How to play Sic Bo
Sic Bo is a dice game for 2-8 players. A round usually takes 10-30 minutes, and the recommended age is 18+.
Rules for Sic Bo: Bet on small, big, single numbers or triples, then let the banker reveal three dice from under the cup.
Setup
Sic Bo is a Chinese casino game played with three dice, a cup to shake them under and chips or points to bet with. Two to eight players is a good number at home. One player acts as banker, and the role should rotate.
The game is traditionally played for money, but chips work at least as well around the kitchen table. You also need a layout to bet on: draw a simple one on a sheet of paper with the fields small and big, the numbers 1 to 6, and a few totals and triples if you like (see the bets below).
How to play
Every round follows the same pattern:
- The players place chips on the fields they want to bet on. You are free to bet on several fields in the same round.
- The banker shakes the three dice under the cup and lifts it, so everyone can see the result.
- The bets are settled: losing bets go to the bank, and winning bets are paid out according to the table in the next section.
Then a new round begins. Keep the dice hidden until all bets have been placed.

The bets
These are the most common fields, with the payout on top of your stake:
- Small: the total is 4 to 10. Pays even money, but loses if all three dice match.
- Big: the total is 11 to 17. Same payout and the same exception for triples.
- Single number: pick a number from 1 to 6. If one die shows your number you win even money. Two dice pay double, three pay triple.
- Total: bet on an exact sum from 4 to 17. The rarer the total, the more it pays: 4 and 17 pay around 60 times the stake, while 10 and 11 pay around 6 times.
- Double: at least two dice show a chosen number. Pays around 10 times the stake.
- Specific triple: all three dice show a chosen number. Often pays 180 times the stake.
- Any triple: three of a kind, whatever the number. Pays around 30 times the stake.
Payouts vary a little from casino to casino. At home, pick one table and stick to it.
Winning
The bank has the edge in Sic Bo, so swap bankers at regular intervals, for example after every round or every fifth round. Agree in advance how long you play. Whoever has the most chips at the end wins.
Variants
The name Sic Bo roughly means precious dice in Cantonese. In Macau, where the game is a fixture, it often goes by dai siu, meaning big-small, after the two most popular bets. The English relative Grand Hazard is built on the same idea of three dice and a betting layout.

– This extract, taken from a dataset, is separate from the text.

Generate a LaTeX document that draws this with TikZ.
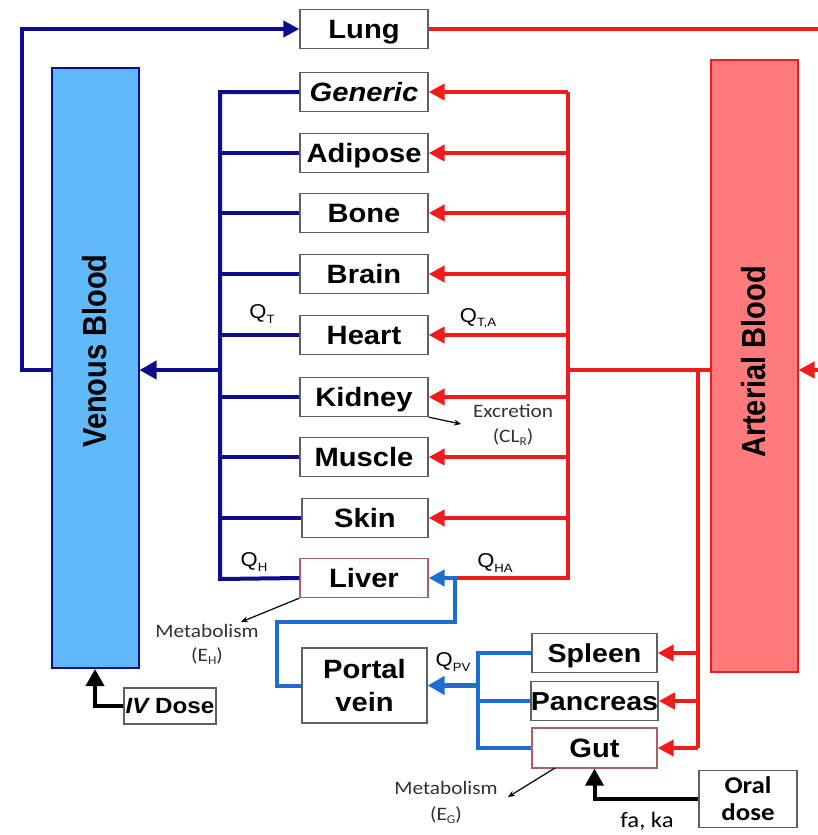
\documentclass[tikz,border=0pt]{standalone}
\usepackage{fontspec}
\setmainfont{Liberation Sans}
\newfontfamily\arialx[FakeStretch=1.1]{Liberation Sans}
\newfontfamily\calx[FakeStretch=1.12]{Carlito}
\usetikzlibrary{arrows.meta}
\definecolor{navyline}{RGB}{12,12,140}
\definecolor{redline}{RGB}{240,28,28}
\definecolor{portalline}{RGB}{30,110,210}
\definecolor{venfill}{RGB}{95,185,250}
\definecolor{artfill}{RGB}{255,122,122}
\definecolor{boxgray}{RGB}{95,95,95}
\definecolor{liverc}{RGB}{170,95,105}
\definecolor{txtgray}{RGB}{50,50,50}
\newcommand\lowsub[1]{\raisebox{-0.4ex}{\fontsize{12}{12}\selectfont #1}}
\begin{document}
\begin{tikzpicture}[x=1pt,y=-1pt,
  boxbase/.style={draw=boxgray, line width=1.3pt, fill=white, inner sep=0pt},
  organ/.style={boxbase, minimum width=128pt, minimum height=39pt, text height=18.6pt, text depth=0pt, font=\arialx\bfseries\fontsize{26.5}{30}\selectfont},
  venous/.style={draw=navyline, line width=4pt},
  arterial/.style={draw=redline, line width=4pt},
  portal/.style={draw=portalline, line width=4pt},
  dose/.style={draw=black, line width=4pt},
  tipA/.style={-{Triangle[length=16pt,width=16pt]}},
  tipB/.style={-{Triangle[length=17pt,width=18pt]}},
  thinarrow/.style={draw=black, line width=1.2pt, -{Stealth[length=7pt,width=6pt]}},
  qlab/.style={font=\arialx\fontsize{20}{22}\selectfont, text=black, inner sep=0pt},
  smalllab/.style={font=\calx\fontsize{19}{22}\selectfont, text=txtgray, inner sep=0pt, align=center}
]
\useasboundingbox (0,0) rectangle (817,835);

% blood compartments
\node[draw=navyline, line width=2pt, fill=venfill, minimum width=87pt, minimum height=600pt, inner sep=0pt] (vb) at (95,368) {};
\node[inner sep=0pt] (vbt) at (95,351) {\rotatebox{90}{\scalebox{1}[1.15]{\fontsize{29}{32}\selectfont\bfseries Venous Blood}}};
\node[draw=redline, line width=2pt, fill=artfill, minimum width=87pt, minimum height=612pt, inner sep=0pt] (ab) at (754,366) {};
\node[inner sep=0pt] (abt) at (754,362) {\rotatebox{90}{\scalebox{1}[1.15]{\fontsize{29}{32}\selectfont\bfseries Arterial Blood}}};

% organs
\node[organ] (lung) at (364,29) {Lung};
\node[organ] (generic) at (364,92) {\itshape Generic};
\node[organ] (adipose) at (364,153) {Adipose};
\node[organ] (bone) at (364,213) {Bone};
\node[organ] (brain) at (364,274) {Brain};
\node[organ] (heart) at (364,335) {Heart};
\node[organ] (kidney) at (364,397) {Kidney};
\node[organ] (muscle) at (364,457) {Muscle};
\node[organ, minimum width=126pt] (skin) at (365,518) {Skin};
\node[organ, draw=liverc] (liver) at (364,578) {Liver};
\node[boxbase, minimum width=125pt, minimum height=75pt, align=center, font=\arialx\bfseries\fontsize{26.5}{33}\selectfont] (pv) at (364.5,685.5) {Portal\\vein};
\node[organ, minimum width=125pt, font=\arialx\bfseries\fontsize{26}{30}\selectfont] (spleen) at (594.5,653) {Spleen};
\node[organ, minimum width=125pt, font=\arialx\bfseries\fontsize{26}{30}\selectfont] (pancreas) at (594.5,701) {Pancreas};
\node[organ, minimum width=125pt, minimum height=40pt, draw=liverc] (gut) at (594.5,748) {Gut};
\node[boxbase, minimum width=98pt, minimum height=57pt, align=center, font=\calx\bfseries\fontsize{24}{27}\selectfont] (oral) at (748,799) {Oral\\dose};
\node[boxbase, minimum width=92pt, minimum height=36pt, font=\arialx\bfseries\fontsize{22}{24}\selectfont] (iv) at (170,706) {\itshape IV\upshape\ Dose};

% coordinates
\coordinate (bb) at (220,579);
\coordinate (vj) at (220,370);
\coordinate (vl) at (22,370);
\coordinate (rt) at (568,92);
\coordinate (rb) at (568,578);
\coordinate (rj) at (568,370);
\coordinate (aj) at (698,370);
\coordinate (rr) at (822,370);
\coordinate (hj) at (455,578);
\coordinate (pl) at (277,622);
\coordinate (pc) at (478,748);

% venous side
\draw[venous] (generic.west) -| (bb) -- (liver.west);
\foreach \o in {adipose,bone,brain,heart,kidney,muscle,skin}
  \draw[venous] (\o.west) -- (\o.west -| bb);
\draw[venous, tipB] (vj) -- (vj -| vb.east);
\draw[venous, tipA] (vj -| vb.west) -- (vl) |- (lung.west);

% arterial side
\draw[arterial] (rt) -- (rb) -- (hj);
\foreach \o in {generic,adipose,bone,brain,heart,kidney,muscle,skin}
  \draw[arterial, tipA] (\o.east -| rt) -- (\o.east);
\draw[arterial] (rj) -- (rj -| ab.west);
\draw[arterial] (aj) -- (aj |- gut.east);
\foreach \o in {spleen,pancreas,gut}
  \draw[arterial, tipA] (\o.east -| aj) -- (\o.east);
\draw[arterial] (lung.east) -| (rr);
\draw[arterial, tipA] (rr) -- (rr -| ab.east);

% portal side
\draw[portal, tipA] (pv.west) -- (pv.west -| pl) -- (pl) -| (hj) -- (liver.east);
\draw[portal] (spleen.west) -| (pc) -- (gut.west);
\draw[portal] (pancreas.west) -- (pancreas.west -| pc);
\draw[portal, line width=5pt, tipB] (pv.east -| pc) -- (pv.east);

% doses
\draw[dose, tipB] (oral.west) -| (gut.south);
\draw[dose, tipB] (iv.west) -| (vb.south);

% thin arrows
\coordinate (exc) at (461,424);
\coordinate (meh) at (241,622);
\coordinate (gsrc) at (555,768);
\coordinate (meg) at (508,797);
\draw[thinarrow] (kidney.south east) -- (exc);
\draw[thinarrow] (liver.south west) -- (meh);
\draw[thinarrow] (gsrc) -- (meg);

% labels
\node[qlab] (qt) at (262,314) {Q\lowsub{T}};
\node[qlab] (qta) at (478,318) {Q\lowsub{T,A}};
\node[qlab] (qh) at (254,562) {Q\lowsub{H}};
\node[qlab] (qha) at (495,563) {Q\lowsub{HA}};
\node[qlab] (qpv) at (453,662) {Q\lowsub{PV}};
\node[smalllab] (excl) at (513,411) {Excretion};
\node[smalllab] (clr) at (513,437) {(CL\lowsub{R})};
\node[smalllab] (mehl) at (207,631) {Metabolism};
\node[smalllab] (ehl) at (207,656) {(E\lowsub{H})};
\node[smalllab] (megl) at (446,788) {Metabolism};
\node[smalllab] (egl) at (446,815) {(E\lowsub{G})};
\node[font=\calx\fontsize{22}{24}\selectfont, inner sep=0pt] (faka) at (647,821) {fa, ka};
\end{tikzpicture}
\end{document}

Chuck-a-Luck is in effect a simplified Sic Bo where you only bet on single numbers. If you prefer two dice and a shooter at the centre of things, Craps is the natural alternative.
Which Sic Bo bet gives the best odds?
Small and big give the most even chances and are the fields casinos earn the least on. Single numbers and the middle totals also hold up reasonably well, while triples hit rarely and are mostly there for the thrill. At home it evens out anyway, as long as the banker role keeps rotating.
Can you play Sic Bo without casino equipment?
Yes. Three dice, a cup and a hand-drawn layout on a sheet of paper is all it takes. Write small and big at the top, the numbers 1 to 6 at the bottom, and add totals and triples if you want more options. Chips can be replaced with matchsticks or points on a pad.